Slight correction "devices", not "employees" (Score:4, Informative)
The summary says "Employees are awarded varying levels of trust provided they meet minimum criteria". That should say "employee devices...". Employees, of course, do have differing levels of access to various resources, based on the needs of their jobs, with very fine-grained access control. But the criteria-based trust the article is talking about varies based on device, not user. For example, because my phone isn't "fully trusted" (because I don't want to accept the authentication and other requirements that would impose), it can't access the bug report database or the code repositories, but it does have access to the employee directory, my company e-mail and calendar, etc.
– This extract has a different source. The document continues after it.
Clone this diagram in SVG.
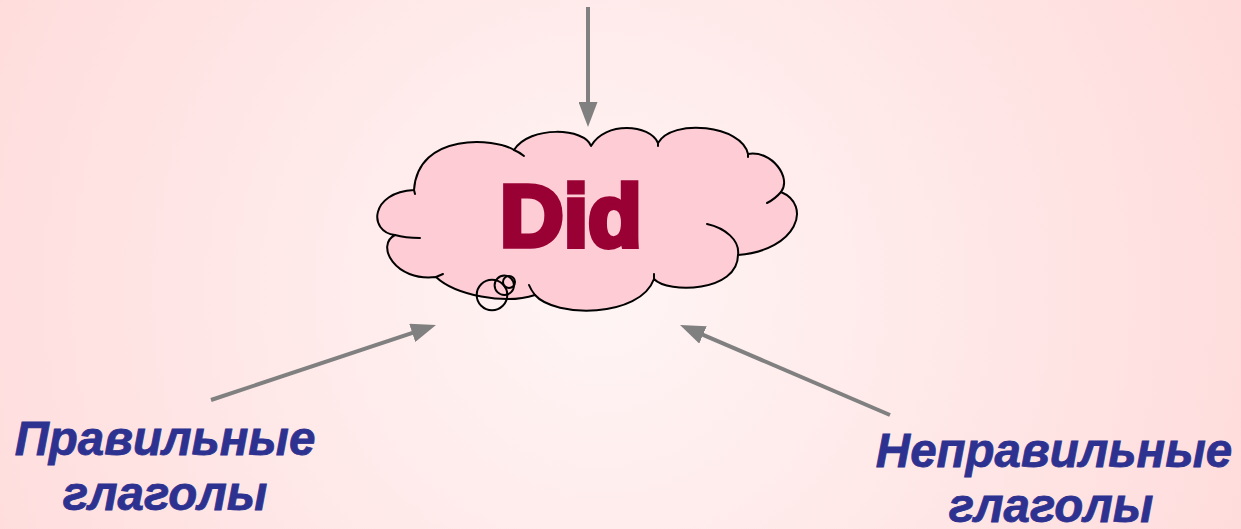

My laptop is fully trusted because of how it's configured and I can use it to look at anything I'm authorized to see.
The key point, though, is that all of this is completely network-independent. It doesn't matter if I'm connected directly to an internal LAN or sitting in a coffee shop, my access, based on my device and my authenticated identity, is the same. Google does still have VPN infrastructure for some legacy services that haven't been fully migrated to the perimeter-less architecture, but that's being phased out as those services are upgraded or replaced. I only use my VPN client a few times per year, and eventually I need it at all.
Re:Slight correction "devices", not "employees" (Score:4, Insightful)
Most networks are like cockroaches... (Score:2)
crunchy on the outside, but soft and chewy on the inside!